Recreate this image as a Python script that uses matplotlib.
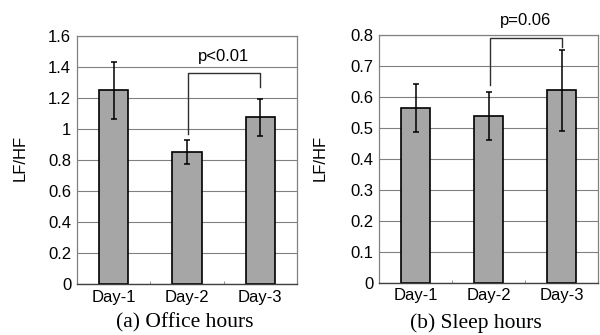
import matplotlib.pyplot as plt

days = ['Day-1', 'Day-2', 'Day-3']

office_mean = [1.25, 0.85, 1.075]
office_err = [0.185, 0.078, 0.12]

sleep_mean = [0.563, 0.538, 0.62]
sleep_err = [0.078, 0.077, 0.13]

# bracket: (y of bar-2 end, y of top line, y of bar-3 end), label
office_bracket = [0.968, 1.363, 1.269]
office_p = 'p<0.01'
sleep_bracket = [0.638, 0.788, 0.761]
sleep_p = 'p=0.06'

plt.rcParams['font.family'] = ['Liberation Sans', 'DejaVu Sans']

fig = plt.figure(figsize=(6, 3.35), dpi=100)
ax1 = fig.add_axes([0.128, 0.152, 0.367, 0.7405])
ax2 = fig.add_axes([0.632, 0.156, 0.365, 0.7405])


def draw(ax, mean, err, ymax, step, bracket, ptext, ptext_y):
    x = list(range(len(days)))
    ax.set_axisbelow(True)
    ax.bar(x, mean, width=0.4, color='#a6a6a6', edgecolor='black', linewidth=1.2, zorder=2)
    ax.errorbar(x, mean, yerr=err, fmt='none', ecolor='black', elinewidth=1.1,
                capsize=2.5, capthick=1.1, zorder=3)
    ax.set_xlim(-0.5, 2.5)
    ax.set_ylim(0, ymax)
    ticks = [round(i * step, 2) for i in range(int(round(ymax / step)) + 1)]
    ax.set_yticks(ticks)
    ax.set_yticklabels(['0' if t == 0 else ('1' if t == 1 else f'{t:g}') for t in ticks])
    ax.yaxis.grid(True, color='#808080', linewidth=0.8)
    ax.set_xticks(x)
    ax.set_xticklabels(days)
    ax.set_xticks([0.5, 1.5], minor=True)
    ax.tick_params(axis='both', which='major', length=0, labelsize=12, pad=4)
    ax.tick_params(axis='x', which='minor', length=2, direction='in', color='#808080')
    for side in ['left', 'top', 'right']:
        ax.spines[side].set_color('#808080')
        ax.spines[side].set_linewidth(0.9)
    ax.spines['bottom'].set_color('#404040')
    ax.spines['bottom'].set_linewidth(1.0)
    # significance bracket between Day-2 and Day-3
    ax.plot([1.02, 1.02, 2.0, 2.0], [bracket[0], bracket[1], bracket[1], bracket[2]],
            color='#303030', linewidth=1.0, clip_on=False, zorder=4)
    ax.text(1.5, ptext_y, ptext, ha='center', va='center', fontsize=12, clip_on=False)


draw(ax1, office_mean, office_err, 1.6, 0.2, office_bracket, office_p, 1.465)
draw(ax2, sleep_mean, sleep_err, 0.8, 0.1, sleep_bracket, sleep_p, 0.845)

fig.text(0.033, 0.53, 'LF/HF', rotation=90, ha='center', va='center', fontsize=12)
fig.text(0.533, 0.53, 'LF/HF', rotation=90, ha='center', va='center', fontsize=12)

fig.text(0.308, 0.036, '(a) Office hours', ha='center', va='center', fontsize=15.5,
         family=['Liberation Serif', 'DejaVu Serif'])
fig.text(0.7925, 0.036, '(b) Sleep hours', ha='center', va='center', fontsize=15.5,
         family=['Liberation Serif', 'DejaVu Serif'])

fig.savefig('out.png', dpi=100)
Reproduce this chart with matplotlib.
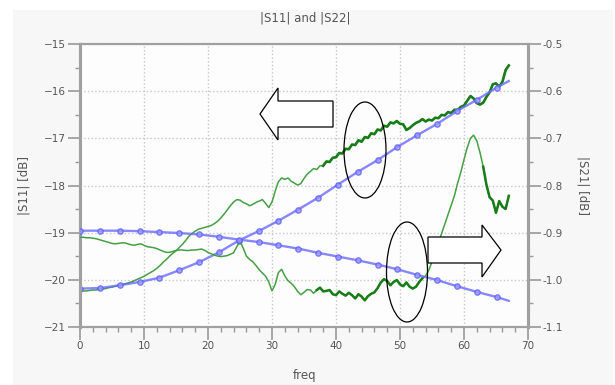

--

Short exercise >> Take the records above from their first line through the line with "sleep_err = [0.078, 0.077, 0.13]" and set those lines down word for word, minus the pictures.

Worked solution >>
Recreate this image as a Python script that uses matplotlib.
import matplotlib.pyplot as plt

days = ['Day-1', 'Day-2', 'Day-3']

office_mean = [1.25, 0.85, 1.075]
office_err = [0.185, 0.078, 0.12]

sleep_mean = [0.563, 0.538, 0.62]
sleep_err = [0.078, 0.077, 0.13]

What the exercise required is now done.